Trader Warns Algos Have "Fooled Us Into Thinking Facts, Details Don't Matter"
"Don't ask me what you should figure out yourself," is the blunt message from former fund manager and FX trader Richard Breslow this morning.
“What do you think?” is a question you hear over and over again in the trading world. At least some people are still asking at a period of time when you are more likely to get, “Do you agree with me or not?” Still, the proper answer should be “Why do you want to know?”
Context is everything. Are you talking about the next five minutes or six months? Is it a theoretical question about what would happen in a perfect scenario, or are you simply asking to be told what to do? What are you planning to do based on the answer? Traders are becoming less clear about what they’re asking for and too often the respondents are forced to wear so many hats that it’s impossible to know how to use their response.
In an increasingly complex environment we are all becoming generalists when it’s arguable that having a specialty is an underappreciated attribute. In the financial realm it’s easy to see how the last 10 years, in so many ways, contributed to this situation. As have structural changes and economic realities in the industry. Not to mention, to use the term kindly, technological advancements.

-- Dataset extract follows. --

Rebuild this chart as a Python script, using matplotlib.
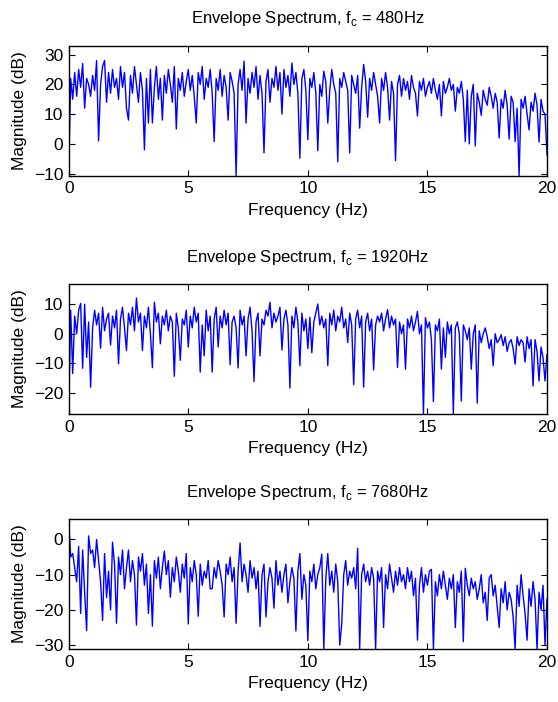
import matplotlib
matplotlib.use("Agg")
import matplotlib.pyplot as plt
import numpy as np

plt.rcParams['font.family'] = ['Liberation Sans', 'DejaVu Sans']
plt.rcParams['mathtext.fontset'] = 'custom'
plt.rcParams['mathtext.rm'] = 'Liberation Sans'

# envelope spectra (dB), 12 samples per Hz from 0 to 20 Hz
spec_480 = [
    -10.7, 22, 15, 24, 16, 25, 19, 27, 12, 22, 20, 16,
    23, 18, 28, 1, 20, 26, 28, 14, 24, 17, 25, 19,
    22, 15, 26, 19, 24, 12, 8, 23, 17, 26, 20, 14,
    24, 18, -2, 22, 7, 25, 7, 19, 26, 15, 22, 8,
    23, 17, 25, 20, 14, 26, 5, 22, 18, 24, 16, 21,
    25, 18, 23, 16, 7, 24, 20, 26, 15, 22, 19, 25,
    17, 0.8, 22, 18, 25, 16, 23, 19, 8, 24, 21, 17,
    -10.7, 20, 25, 18, 27.8, 7, 22, 17, 24, 19, 26, 15,
    23, 17, -3, 21, 25, 14, 22, 19, 26, 18, 24, 10,
    25, 19, 23, 16, 27.2, 20, 24, 17, -4.8, 22, 25, 18,
    1.4, 22, 19, 24, 17, -2.3, 20, 16, 24.4, 21, 7, 18,
    25, 20, 17, -6, 22, 19, 24, 21, 18, -3, 23, 20,
    17, 23, 5.3, 19, 26.7, 21, 9, 22, 18, 24, 20, 16,
    7, 22, 18, 24, 19, 8, 21, 17, -5.6, 20, 23, 16,
    22, 18, 21, 15, 23, 19, 17, 9.4, 21, 18, 22, 16,
    19, 21, 17, 22, 18, 15, 20, 9.4, 21, 17, 19, 22,
    18, 20, 11, 19, 17, 21, 15, 0.8, 18, 0, 16, 20,
    -0.7, 17, 14, 9.6, 18, 15, 13, 19, 16, 12, 17, 14,
    2, 15, 12, 18, 13, 1.6, 16, 14, 0.8, 12, -10.7, 15,
    12, 16, 10, 4.7, 14, 11, 17, 13, 0.6, 15, 11, 10,
    -3.7]

spec_1920 = [
    -27.2, 8, -13.5, 6, 0, 8, 10.3, -11.7, 10, -8, 4, -18.1,
    2, 8, 3, 7, -4.9, 9, 1, 5, 7, -3.8, 6, 2,
    8, -10.2, 5, 9, 2, -5.7, 7, 3, 9, 1, 12.1, 4,
    7, -5.7, 6, 2, 9, 0, -11.5, 10.7, 4, 7, -3.4, 6,
    3, 8, 1, 6, 4, -14.4, 7, 2, -9, 5, 3, 8,
    -4.5, 6, 2, 9, 4, 7, -13, 3, -7.5, 8, 1, 6,
    -13, 5, 9, -4.5, 6, 2, 8, 3, 7, -10.5, 4, 6,
    2, -11.6, 8, 3, 6, -7.5, 5, 9, 1, -16.2, 4, 7,
    -7.5, 5, 3, 8, 6, 10.7, 2, 7, 4, 6, 9, -5.5,
    5, 8, 3, -18.4, 6, 2, 9, 4, -10.8, 7, 1, 5,
    -5, 5.6, -6.4, 4, 7, 10.1, 3, 6, 2, 5, -10.8, 7,
    3, 8, 1, 6, 4, 9, 2, 5, -3, 7, 3, -17.3,
    5, 8, 2, 6, -18.1, 4, 7, 1, 5, -12.3, 3, 6,
    4, 7, 1, 5, 8.2, 2, 6, 3, 5, -11.4, 4, 0,
    3, -12, 5, 2, 6, 1, 4, 7.6, 0, 3, -27.2, 5.5,
    2, 4, -2, -23, 3, 1, 5, -12, 2, -8, 4, 0,
    3, -27.2, 2, 4, 0, -22.8, 3, 1, -2, 2, -12, 0,
    3, -23.5, 1, -3, 0, 2, -1, -5, -2, -10.8, 0, -3,
    -2, -0.3, -4, -1, -6, -3, -2, -5, -10.3, -1, -4, -2,
    -3, -9.6, -1, -5, -2, -17.7, -2, -6, -16, -4.5, -8, -16,
    -7]

spec_7680 = [
    5.8, -5, -4, -8, -12, -2, -21, -3, -15, -25.9, 1, -4,
    -3, -8, 0, -6, -12, -23, -4, -16.5, -9, -20, -0.8, -7,
    -23.8, -5, -10, -3, -14, -8, -3, -12, -6, -10, -24.3, -5,
    -9, -4, -13, -7, -21, -10, -24.6, -6, -11, -5, -14, -8,
    -3.3, -10, -6, -16.4, -8, -12, -5, -9, -15, -7, -11, -4,
    -24, -8, -12, -6, -10, -21.8, -7, -13, -9, -11, -6, -14,
    -14, -8, -11, -6, -9, -13, -22, -7, -10, -5, -12, -8,
    -23.8, -9, -1, -12, -7, -10, -15, -6, -11, -8, -14, -9,
    -24.7, -10, -7, -22, -12, -8, -11, -19.5, -6, -13, -9, -15,
    -10, -7, -18, -12, -8, -11, -26, -9, -4, -17, -10, -13,
    -28.7, -9, -12, -7, -14, -10, -8, -4.2, -31.1, -11, -4, -13,
    -9, -15, -7, -12, -30, -24, -10, -6, -13, -9, -11, -8,
    -14, -2.5, -31.1, -10, -7, -12, -9, -13, -8, -11, -31.1, -9,
    -12, -8, -25, -10, -14, -7, -11, -15, -9, -13, -8, -12,
    -10, -14, -8, -12, -9, -16, -11, -28.6, -13, -8, -15, -10,
    -13, -9, -8.5, -31.1, -12, -16, -10, -14, -9, -13, -17, -11,
    -14, -10, -25, -12, -15, -9, -29, -8.2, -13, -16, -11, -14,
    -12, -17, -14, -10, -18, -15, -23, -11, -10, -16, -13, -19,
    -25, -14, -18, -12, -20, -15, -17, -22, -31.1, -13, -19, -10,
    -16, -21, -28.6, -14, -19, -12, -17, -31.1, -15, -20, -13, -30,
    -17]

carriers = ['480', '1920', '7680']
spectra = [spec_480, spec_1920, spec_7680]
ylims = [(-10.7, 33.0), (-27.2, 16.9), (-31.1, 5.8)]
yticks = [[-10, 0, 10, 20, 30], [-20, -10, 0, 10], [-30, -20, -10, 0]]
xticks = [0, 5, 10, 15, 20]

fig = plt.figure(figsize=(5.58, 7.02), dpi=100)
bottoms = [0.7497, 0.4103, 0.0755]
for i in range(3):
    ax = fig.add_axes([0.1231, bottoms[i], 0.8572, 0.1852])
    y = np.array(spectra[i])
    f = np.linspace(0, 20, len(y))
    ax.plot(f, y, color='blue', linewidth=1.0)
    ax.set_xlim(0, 20)
    ax.set_ylim(*ylims[i])
    ax.set_xticks(xticks)
    ax.set_yticks(yticks[i])
    ax.tick_params(direction='in', top=True, right=True, length=4, labelsize=12.5, pad=4)
    for s in ax.spines.values():
        s.set_linewidth(1.0)
    ax.set_xlabel('Frequency (Hz)', fontsize=12.5, labelpad=5)
    ax.set_ylabel('Magnitude (dB)', fontsize=12.5, labelpad=5)
    ax.set_title(r'Envelope Spectrum, f$_\mathregular{c}$ = ' + carriers[i] + 'Hz', fontsize=12, pad=16)

fig.savefig('out.png', dpi=100)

Computers have fooled us into thinking that facts and details are no longer as important.
Correlation matrices are great things to have. They were far more effective for generating alpha when they weren’t the ubiquitous not-to-be-questioned Holy Grail driving the whole shebang. Traders these days struggle mightily whenever an asset goes its own way.
The first reaction is always that it’s out of whack, or a canary in the coal mine. Sometimes things do just change. And boning up on the situation after the fact is always sub-optimal. As is asserting that yes, something may indeed be going on that we were unprepared for, but the base case is this, too, shall pass. You can only use that excuse so many times in letters to your limited partners.